By Gavin Stoker | on January 31, 2010
Pros: One of a kind device; sharply focused, shallow depth of field images.
Cons: Pricey; confusing menu system; occasional operational freezes; slow-to-respond AF system; stiff shutter release button; strange colour casts; low resolution video option only suitable for online.
Sigma may be better known as a supplier of affordable third-party lenses, but it has been developing digital cameras that make the most of its heritage and deliver digital SLR quality within compact casings.

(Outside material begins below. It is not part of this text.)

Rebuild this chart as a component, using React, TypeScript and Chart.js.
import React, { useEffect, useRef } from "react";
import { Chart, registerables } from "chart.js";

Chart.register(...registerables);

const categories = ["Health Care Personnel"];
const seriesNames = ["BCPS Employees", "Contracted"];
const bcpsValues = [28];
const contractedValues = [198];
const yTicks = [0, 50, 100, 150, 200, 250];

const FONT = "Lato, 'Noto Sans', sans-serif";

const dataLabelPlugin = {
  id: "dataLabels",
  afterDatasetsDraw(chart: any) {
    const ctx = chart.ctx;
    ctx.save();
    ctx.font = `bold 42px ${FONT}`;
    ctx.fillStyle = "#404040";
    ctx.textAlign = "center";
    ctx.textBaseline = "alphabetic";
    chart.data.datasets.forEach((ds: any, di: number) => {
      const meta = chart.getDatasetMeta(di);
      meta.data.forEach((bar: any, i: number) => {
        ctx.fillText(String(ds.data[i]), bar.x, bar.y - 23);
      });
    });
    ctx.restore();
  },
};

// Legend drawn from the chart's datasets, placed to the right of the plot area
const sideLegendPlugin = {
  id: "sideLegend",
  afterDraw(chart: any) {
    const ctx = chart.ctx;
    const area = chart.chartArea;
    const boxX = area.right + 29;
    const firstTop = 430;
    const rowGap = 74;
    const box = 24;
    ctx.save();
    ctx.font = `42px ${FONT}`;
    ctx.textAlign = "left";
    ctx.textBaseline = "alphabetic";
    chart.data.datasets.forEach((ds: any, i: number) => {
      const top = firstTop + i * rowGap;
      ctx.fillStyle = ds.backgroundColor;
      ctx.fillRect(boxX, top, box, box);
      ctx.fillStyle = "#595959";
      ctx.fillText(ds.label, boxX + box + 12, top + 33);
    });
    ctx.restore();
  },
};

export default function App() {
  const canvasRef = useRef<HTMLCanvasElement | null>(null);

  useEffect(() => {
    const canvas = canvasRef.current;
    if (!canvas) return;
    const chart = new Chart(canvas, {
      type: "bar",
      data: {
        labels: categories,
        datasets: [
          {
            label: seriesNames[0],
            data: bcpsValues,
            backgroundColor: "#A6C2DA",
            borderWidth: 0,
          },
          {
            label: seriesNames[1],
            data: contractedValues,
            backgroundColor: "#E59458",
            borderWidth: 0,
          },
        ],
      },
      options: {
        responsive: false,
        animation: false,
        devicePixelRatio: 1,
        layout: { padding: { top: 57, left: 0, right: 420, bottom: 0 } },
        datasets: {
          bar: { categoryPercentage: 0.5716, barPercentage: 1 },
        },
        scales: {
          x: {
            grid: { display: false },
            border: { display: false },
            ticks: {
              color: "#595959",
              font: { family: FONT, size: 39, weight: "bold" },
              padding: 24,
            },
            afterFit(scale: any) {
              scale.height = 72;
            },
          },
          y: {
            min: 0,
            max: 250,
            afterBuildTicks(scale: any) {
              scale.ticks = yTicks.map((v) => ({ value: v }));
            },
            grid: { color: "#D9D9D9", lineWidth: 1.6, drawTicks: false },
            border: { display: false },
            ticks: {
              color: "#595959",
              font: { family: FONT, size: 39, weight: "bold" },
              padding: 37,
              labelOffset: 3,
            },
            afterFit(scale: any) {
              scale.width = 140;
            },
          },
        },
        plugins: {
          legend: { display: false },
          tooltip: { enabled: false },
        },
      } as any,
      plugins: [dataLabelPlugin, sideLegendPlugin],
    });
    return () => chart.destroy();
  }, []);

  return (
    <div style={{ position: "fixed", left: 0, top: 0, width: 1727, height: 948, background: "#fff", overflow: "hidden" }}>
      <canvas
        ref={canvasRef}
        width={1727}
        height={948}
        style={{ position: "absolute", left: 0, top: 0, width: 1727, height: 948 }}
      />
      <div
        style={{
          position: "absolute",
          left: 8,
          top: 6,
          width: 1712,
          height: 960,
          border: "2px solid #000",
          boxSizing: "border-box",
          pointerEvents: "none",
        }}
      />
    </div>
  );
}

Its latest release is the boxy DP2, which, like the Ricoh, is fixed-lens, but with a 41mm lens.
The Sigma feels indulgent from the outset, but the price is partly justified by a triple-layered SLR-sized sensor, with layers for red, green and blue. Sigma claims this system delivers results so realistic they appear almost three-dimensional. A knock-on effect is that despite a total resolution of 14 megapixels, the images work out at just 4.6 megapixels each.
At times the Sigma is tricky to use, thanks to a stiff shutter release, complex menus and black-on-black labelled buttons.

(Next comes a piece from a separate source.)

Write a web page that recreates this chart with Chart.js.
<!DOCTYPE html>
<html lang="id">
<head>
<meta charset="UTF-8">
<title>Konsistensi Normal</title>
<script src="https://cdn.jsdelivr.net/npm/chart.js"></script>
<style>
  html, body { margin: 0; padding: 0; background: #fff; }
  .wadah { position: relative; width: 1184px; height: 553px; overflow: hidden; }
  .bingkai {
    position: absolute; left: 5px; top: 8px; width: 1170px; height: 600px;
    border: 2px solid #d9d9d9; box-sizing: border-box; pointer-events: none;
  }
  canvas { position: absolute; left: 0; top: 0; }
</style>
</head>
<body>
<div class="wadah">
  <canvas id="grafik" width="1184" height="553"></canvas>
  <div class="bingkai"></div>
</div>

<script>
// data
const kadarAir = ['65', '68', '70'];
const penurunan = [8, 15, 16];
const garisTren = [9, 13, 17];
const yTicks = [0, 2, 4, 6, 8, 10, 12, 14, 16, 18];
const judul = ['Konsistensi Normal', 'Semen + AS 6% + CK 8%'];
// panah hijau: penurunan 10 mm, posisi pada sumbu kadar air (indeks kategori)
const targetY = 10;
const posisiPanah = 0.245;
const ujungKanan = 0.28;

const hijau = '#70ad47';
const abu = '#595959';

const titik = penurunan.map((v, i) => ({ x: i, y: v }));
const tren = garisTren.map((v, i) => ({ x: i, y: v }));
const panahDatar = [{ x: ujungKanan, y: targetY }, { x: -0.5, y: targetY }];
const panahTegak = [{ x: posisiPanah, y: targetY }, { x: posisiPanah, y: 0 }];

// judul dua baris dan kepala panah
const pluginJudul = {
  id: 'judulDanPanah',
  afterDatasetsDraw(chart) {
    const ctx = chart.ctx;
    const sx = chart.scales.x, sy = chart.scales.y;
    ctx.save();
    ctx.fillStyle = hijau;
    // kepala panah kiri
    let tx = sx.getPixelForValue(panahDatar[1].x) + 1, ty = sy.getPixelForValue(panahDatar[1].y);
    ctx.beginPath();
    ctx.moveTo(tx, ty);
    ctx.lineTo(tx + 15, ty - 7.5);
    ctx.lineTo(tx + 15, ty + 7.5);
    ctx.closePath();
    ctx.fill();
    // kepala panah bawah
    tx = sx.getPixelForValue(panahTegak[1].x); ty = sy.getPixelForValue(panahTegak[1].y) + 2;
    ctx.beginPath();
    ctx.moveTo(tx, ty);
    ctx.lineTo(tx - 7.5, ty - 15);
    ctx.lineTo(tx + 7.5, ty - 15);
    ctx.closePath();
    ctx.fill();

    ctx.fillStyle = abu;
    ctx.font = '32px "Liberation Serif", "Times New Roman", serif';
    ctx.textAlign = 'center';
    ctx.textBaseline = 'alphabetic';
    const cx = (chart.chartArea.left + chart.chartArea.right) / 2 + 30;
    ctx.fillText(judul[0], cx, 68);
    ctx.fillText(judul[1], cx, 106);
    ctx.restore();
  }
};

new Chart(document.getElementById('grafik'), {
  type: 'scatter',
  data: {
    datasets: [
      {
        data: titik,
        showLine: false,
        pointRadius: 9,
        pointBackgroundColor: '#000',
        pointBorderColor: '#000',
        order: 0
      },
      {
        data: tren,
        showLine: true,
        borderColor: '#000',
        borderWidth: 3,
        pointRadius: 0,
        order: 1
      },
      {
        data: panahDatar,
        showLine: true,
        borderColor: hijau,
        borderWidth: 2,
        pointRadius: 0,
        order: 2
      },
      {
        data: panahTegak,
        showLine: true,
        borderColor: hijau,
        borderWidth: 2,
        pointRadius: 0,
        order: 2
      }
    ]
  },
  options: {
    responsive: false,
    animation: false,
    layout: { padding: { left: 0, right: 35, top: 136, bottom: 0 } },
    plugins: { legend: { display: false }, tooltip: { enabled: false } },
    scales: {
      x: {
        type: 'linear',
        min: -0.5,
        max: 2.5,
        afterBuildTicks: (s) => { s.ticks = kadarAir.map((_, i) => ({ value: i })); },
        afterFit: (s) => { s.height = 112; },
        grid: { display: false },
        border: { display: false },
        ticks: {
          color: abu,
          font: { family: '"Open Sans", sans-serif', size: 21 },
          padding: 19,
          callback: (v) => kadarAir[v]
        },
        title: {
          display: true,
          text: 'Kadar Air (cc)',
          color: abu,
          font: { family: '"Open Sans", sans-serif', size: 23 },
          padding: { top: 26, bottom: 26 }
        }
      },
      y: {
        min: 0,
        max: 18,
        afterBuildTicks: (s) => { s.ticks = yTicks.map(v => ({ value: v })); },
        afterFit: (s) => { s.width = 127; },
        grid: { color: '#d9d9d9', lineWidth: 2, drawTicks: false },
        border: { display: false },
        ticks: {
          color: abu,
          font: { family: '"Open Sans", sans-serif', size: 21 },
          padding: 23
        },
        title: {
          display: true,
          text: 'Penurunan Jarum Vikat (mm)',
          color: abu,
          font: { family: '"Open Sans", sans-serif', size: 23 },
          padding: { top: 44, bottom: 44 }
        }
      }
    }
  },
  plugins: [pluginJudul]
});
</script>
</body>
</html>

Worse was the Sigma’s stubborn performance and occasional freezes. This demanded the removal and re-insertion of the battery to get it back up and running. The auto focus was lethargic, and came with a noise like an upset stomach.

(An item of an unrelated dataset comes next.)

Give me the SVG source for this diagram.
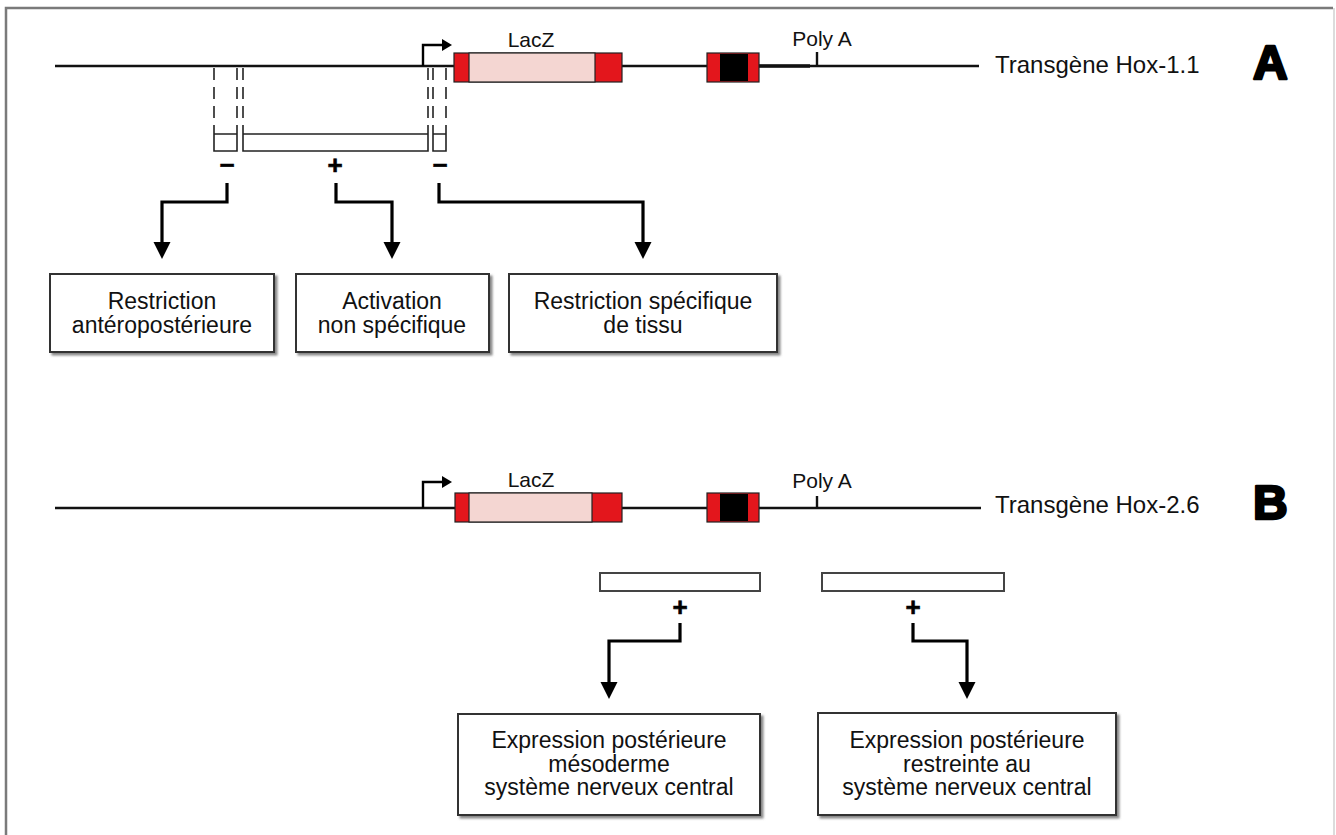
<svg xmlns="http://www.w3.org/2000/svg" width="1336" height="835" viewBox="0 0 1336 835">
<defs>
<style>
.ln{stroke:#111;stroke-width:2.4;fill:none}
.thk{stroke:#111;stroke-width:3.6;fill:none}
.conn{stroke:#000;stroke-width:3.2;fill:none;marker-end:url(#ah)}
.prom{stroke:#000;stroke-width:2.4;fill:none;marker-end:url(#ph)}
.box{fill:#fff;stroke:#333;stroke-width:2;filter:url(#sh)}
.bar{fill:#fff;stroke:#444;stroke-width:2}
.t{font-family:"Liberation Sans",Arial,Helvetica,sans-serif;font-size:23px;fill:#111;text-anchor:middle}
.sm{font-size:21px}
.tg{font-family:"Liberation Sans",Arial,Helvetica,sans-serif;font-size:24px;fill:#111}
.sign{font-family:"Liberation Sans",Arial,sans-serif;font-size:26px;font-weight:bold;fill:#000;stroke:#000;stroke-width:0.6;text-anchor:middle}
.big{font-family:"Liberation Sans",Arial,sans-serif;font-size:48px;font-weight:bold;fill:#000;stroke:#000;stroke-width:2.6;stroke-linejoin:round}
.dash{stroke:#222;stroke-width:1.6;stroke-dasharray:12 7;fill:none}
.sol{stroke:#222;stroke-width:1.6;fill:none}
.red{fill:#e3161c;stroke:#222;stroke-width:1.2}
.pink{fill:#f4d6d2;stroke:#222;stroke-width:1.2}
.blk{fill:#000}
</style>
<marker id="ah" markerUnits="userSpaceOnUse" markerWidth="18" markerHeight="18" refX="0" refY="8.5" orient="auto">
<path d="M0,0 L17,8.5 L0,17 z" fill="#000"/>
</marker>
<marker id="ph" markerUnits="userSpaceOnUse" markerWidth="12" markerHeight="14" refX="0" refY="6" orient="auto">
<path d="M0,0 L10,6 L0,12 z" fill="#000"/>
</marker>
<filter id="sh" x="-10%" y="-10%" width="120%" height="130%">
<feDropShadow dx="2.5" dy="2.5" stdDeviation="1" flood-color="#555" flood-opacity="0.7"/>
</filter>
</defs>
<rect width="1336" height="835" fill="#fff"/>
<path d="M6,835 V8 H1333" fill="none" stroke="#7a7a7a" stroke-width="2.5"/>
<path d="M1334,8 V835" fill="none" stroke="#d0d0d0" stroke-width="1.5"/>

<g id="geneA">
<line class="ln" x1="55" y1="66" x2="979" y2="66"/>
<line class="thk" x1="759" y1="66" x2="810" y2="66"/>
<line class="ln" x1="817" y1="52" x2="817" y2="66" stroke-width="1.6"/>
<rect class="red" x="454" y="53" width="168" height="29"/>
<rect class="pink" x="469" y="53" width="126" height="29"/>
<rect class="red" x="707" y="53" width="52" height="29"/>
<rect class="blk" x="720" y="54" width="28" height="27"/>
<text class="t sm" x="531" y="47">LacZ</text>
<text class="t sm" x="822" y="46">Poly A</text>
<text class="tg" x="995" y="73">Transgène Hox-1.1</text>
<text class="big" x="1253" y="79">A</text>
</g>

<g id="regionsA">
<line class="dash" x1="214" y1="68" x2="214" y2="125"/>
<line class="dash" x1="237" y1="68" x2="237" y2="125"/>
<line class="dash" x1="243" y1="68" x2="243" y2="125"/>
<line class="dash" x1="428" y1="68" x2="428" y2="125"/>
<line class="dash" x1="433" y1="68" x2="433" y2="125"/>
<line class="dash" x1="446" y1="68" x2="446" y2="125"/>
<path class="sol" d="M214,125 V151 H237 V125 M214,134 H237"/>
<path class="sol" d="M243,125 V151 H428 V125 M243,134 H428"/>
<path class="sol" d="M433,125 V151 H446 V125 M433,134 H446"/>
<text class="sign" x="227" y="174">−</text>
<text class="sign" x="335" y="174">+</text>
<text class="sign" x="440" y="174">−</text>
</g>

<g id="geneB">
<line class="ln" x1="55" y1="508" x2="981" y2="508"/>
<line class="ln" x1="817" y1="496" x2="817" y2="508" stroke-width="1.6"/>
<rect class="red" x="455" y="493" width="167" height="29"/>
<rect class="pink" x="469" y="493" width="123" height="29"/>
<rect class="red" x="707" y="493" width="52" height="29"/>
<rect class="blk" x="720" y="494" width="28" height="27"/>
<text class="t sm" x="531" y="487">LacZ</text>
<text class="t sm" x="822" y="488">Poly A</text>
<text class="tg" x="995" y="513">Transgène Hox-2.6</text>
<text class="big" x="1253" y="519">B</text>
</g>

<g id="regionsB">
<rect class="bar" x="600" y="573" width="160" height="18"/>
<rect class="bar" x="822" y="573" width="182" height="18"/>
<text class="sign" x="680" y="616">+</text>
<text class="sign" x="913" y="616">+</text>
</g>

<g id="connectors">
<path class="prom" d="M423,66 V45 H442"/>
<path class="prom" d="M423,508 V482 H442"/>
<path class="conn" d="M227,183 V202 H162 V242"/>
<path class="conn" d="M336,183 V202 H392 V242"/>
<path class="conn" d="M439,183 V202 H643 V242"/>
<path class="conn" d="M680,623 V641 H609 V682"/>
<path class="conn" d="M913,623 V641 H967 V682"/>
</g>

<g id="boxA1">
<rect class="box" x="50" y="274" width="224" height="78"/>
<text class="t" x="162" y="309">Restriction</text>
<text class="t" x="162" y="333">antéropostérieure</text>
</g>
<g id="boxA2">
<rect class="box" x="296" y="274" width="193" height="78"/>
<text class="t" x="392" y="309">Activation</text>
<text class="t" x="392" y="333">non spécifique</text>
</g>
<g id="boxA3">
<rect class="box" x="509" y="274" width="268" height="78"/>
<text class="t" x="643" y="309">Restriction spécifique</text>
<text class="t" x="643" y="333">de tissu</text>
</g>

<g id="boxB1">
<rect class="box" x="458" y="714" width="302" height="101"/>
<text class="t" x="609" y="748">Expression postérieure</text>
<text class="t" x="609" y="771.5">mésoderme</text>
<text class="t" x="609" y="795">système nerveux central</text>
</g>
<g id="boxB2">
<rect class="box" x="818" y="713" width="298" height="102"/>
<text class="t" x="967" y="748">Expression postérieure</text>
<text class="t" x="967" y="771.5">restreinte au</text>
<text class="t" x="967" y="795">système nerveux central</text>
</g>
</svg>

Once past these quirks, we began to enjoy the challenge of using the Sigma. It works best for shots with a shallow depth of field – for example, portraits or still-life images, where you want the subject sharp but everything else a blur.
Above ISO 800 noise intrudes and every image required post-production work. At the end of the day, this is a specialist camera for those who enjoy the process as much as the outcome.